2. Description of the Related Art

The problem of controlling the flow of radiant energy, e.g., light and heat, in particular in applications such as regulating solar heat gain in buildings and in other applications has previously been addressed using many optical and infrared methodologies. Photodarkening materials have been used for decades, for example, in sunglass lenses, to selectively attenuate incoming light when stimulated by ultraviolet (UV) radiation. When incorporated into windows, such materials can be used to regulate the internal temperature of a structure by darkening to attenuate bright sunlight, and by becoming transparent again to allow artificial light or diffuse daylight to pass through unimpeded. Such systems are passive and self-regulating, requiring no external signal other than ambient UV light in order to operate. However, because they are controlled by UV light rather than by temperature, such systems are of limited utility in temperature-regulating applications. For example, they may block wanted sunlight in cold weather as well as unwanted sunlight in hot weather. They also may not function if placed behind a UV-blocking material such as the transparent, spectrally-selective and low-emissivity coatings that are commonly employed in the window industry.
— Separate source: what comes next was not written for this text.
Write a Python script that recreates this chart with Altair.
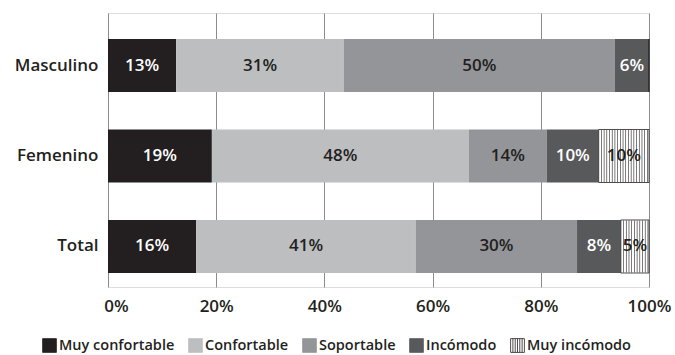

Conversely, thermochromic attenuators (whether absorptive, reflective, or diffusive, and whether thermotropically actuated or based directly upon thermochromic molecules or compounds whose absorption, reflection, or diffusion of photons varies with temperature) are capable of switching based purely on temperature. Since the surface temperature of a window is a much better predictor of excessive solar heat gain than the level of ambient solar UV radiation, thermochromic “smart windows” may exhibit higher energy savings and comfort improvements than photochromic “smart windows”. However, thermochromic attenuators that rely on phase transitions (e.g., the transition between the liquid crystalline nematic and isotropic phases in a mesogenic material) may exhibit abrupt switching between bleached and tinted states. While this generally provides higher energy savings than a gradual transition, some users (e.g., building occupants) may find a more gradual transition (such as that provided by a photochromic attenuator) to be more aesthetically pleasing.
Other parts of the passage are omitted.